Plastics are composed of polymer molecules and various additives, polymers are long-chain molecules (also called giant molecules or macromolecules), which are formed by polymerization; that is, linking and cross-linking of different monomers.
A monomer is the basic building block of polymer. The word mer (from the Greek Meros, meaning part) indicates the smallest repetitive unit, similar to the term unit cell in crystal structures. Thus, polymer means many mers or units. Monomers are organic materials. They include carbon atoms joined in covalent bonds (electron sharing) with other atoms such as hydrogen, oxygen, nitrogen, fluorine, chlorine, silicon, and sulfur.
A typical monomer is the ethylene molecule as these molecules can be made to attach themselves to other ethylene molecules by a chemical reaction involving heat, pressure, and a catalyst. In this reaction, the double bonds between the carbon atoms open and he molecules arrange them in a long line.
The polymer is called a linear polymer because of its linear structure. The number of molecules in this chain (length of chain) is known as the molecular weight. A linear molecule does not mean that it is straight. These molecules (chain) are of different lengths and their arrangement is amorphous (without any long-range order). This arrangement is often described as a bowl of spaghetti, or worms in a bucket, all intertwined with each other. Because of the differences in the length of the chains, the molecular weight of a polymer is determined on a statistical basis.
Although within each long-chain molecule there is covalent bonding (primary bonds), no such intermolecular bonding exists between different chains. The bonds between different chains (intramolecular), and between the overlapping portions of the same chain, are known as secondary bonds. Secondary bonds are van der waals bonds, hydrogen bonds, and ionic bonds, Secondary bonds are all much weaker than the covalent bonds within the chain.
The difference in strength between the two bonds is on the order of one to two orders of magnitude. This difference is important, because it is the weaker secondary bonds that determine the overall strength of the polymer. (Thus, for instance, an object is only as strong as its weakest part.)
If the repeating units in a chain are all of the same type, the macromolecule is known as a homopolymer. However, in order to obtain certain special properties, two or three different types of monomers can be combined in a polymer. These are known as copolymers and terpolymers, respectively.
Branching and linking
The properties of a copolymer depend not only on the two monomers, but also on their arrangement in the molecular structure. Branching, for instance, interferees with the relative movement of the molecules and affects the resistance to deformation. Another kind of chain is cross-linking, which is spatial (three-dimensional) network structure with adjacent chains together. Cross-linking has great influence on the properties of the polymer, such as in the vulcanization of rubber.

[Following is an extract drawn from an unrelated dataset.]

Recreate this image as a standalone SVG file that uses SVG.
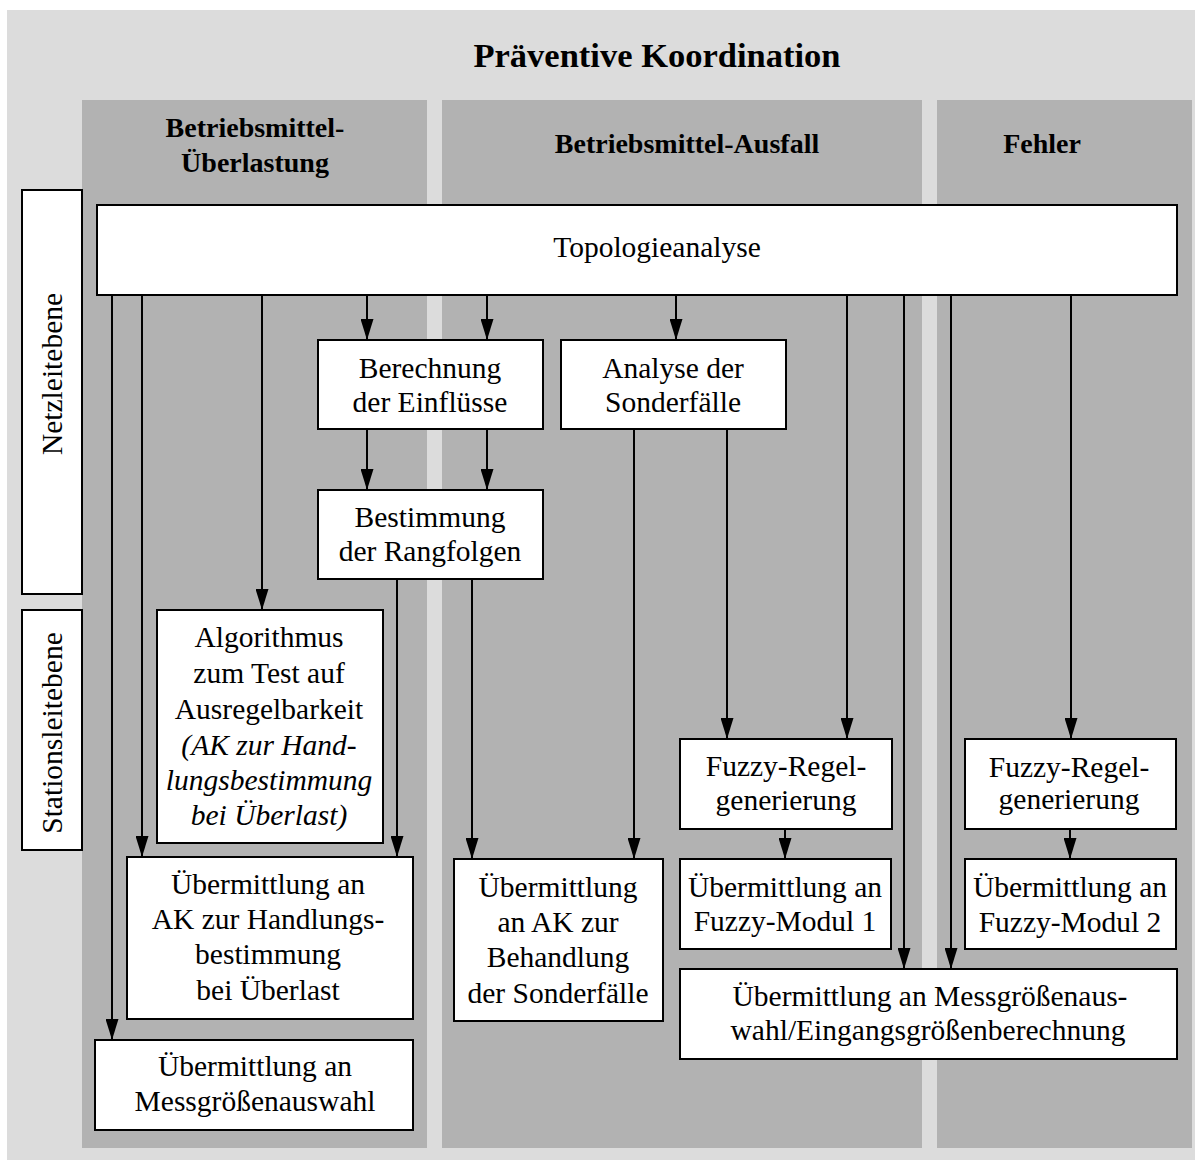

Thermoplastics, such as acrylic, nylons, polyethylene, and polyvinyl chloride, are linear-chain molecules. Thermosetting plastics, such as epoxies, phenolics, and silicones, have cross-linked chains. An example of cross-linking is the vulcanization of rubber for automobile tires, each tire being one giant molecule.
Plastics mode of linear chain structures are called thermoplastics, and those made of cross-linked chain are called thermosetting plastics, or simply, thermosets.